Wenige Monate später fällte das Bundesgericht den vom Anwalt des Kunden angerufenen gegenteiligen Entscheid. Da der vorangehende BGE 4A_540/2015 darin mit keinem Wort erwähnt wird, ist unklar, ob das Bundesgericht mit dem neuen Entscheid seine Rechtsprechung grundsätzlich ändern wollte, was angesichts des zeitlich erst kurz zurückliegenden gegenteiligen Entscheids überraschen würde, oder ob ein verschiedener Sachverhalt zu einem anderen Entscheid führte. Dies wird unter Juristen denn auch heftig diskutiert. Auffallend ist jedenfalls, dass dem BGE 142 III 746 ein diskretionäres Vermögensverwaltungsmandat zugrunde lag, bei dem der Kunde den Entscheid der Bank, Anteile an sogenannten «Madoff-Funds» zu erwerben und später wieder zu veräussern, nicht beeinflusste, während der vom Entscheid 4A_540/2015 betroffene Kunde die entsprechenden Investitionsentscheide selber traf. Die durch diese beiden Bundesgerichtsentscheide entstandene unklare Situation habe leider dazu geführt, dass entsprechende Streitfälle im Vermittlungsverfahren in der Regel nicht gelöst werden könnten.

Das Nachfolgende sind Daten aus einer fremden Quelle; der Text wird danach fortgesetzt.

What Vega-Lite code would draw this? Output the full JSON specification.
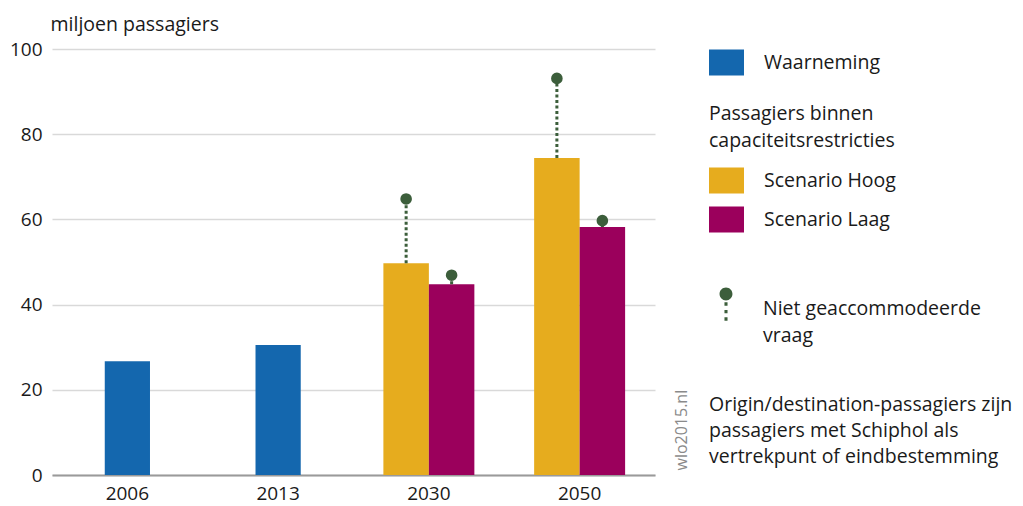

Zusätzlich zur Tatsache, dass die relevanten vertraglichen Grundlagen vorliegend unklar waren, erachtete der Ombudsman deswegen die Einleitung eines Vermittlungsverfahrens in Bezug auf das vom Kunden bestrittene Recht der Bank, Vermögenswerte im Zusammenhang mit der Rückzahlung von «Madoff-Funds» zurückzubehalten, leider als von vorneherein aussichtslos. Er musste es dem Anwalt des Kunden überlassen, ob er seinem Klienten in dieser Angelegenheit den ordentlichen Rechtsweg empfehlen konnte.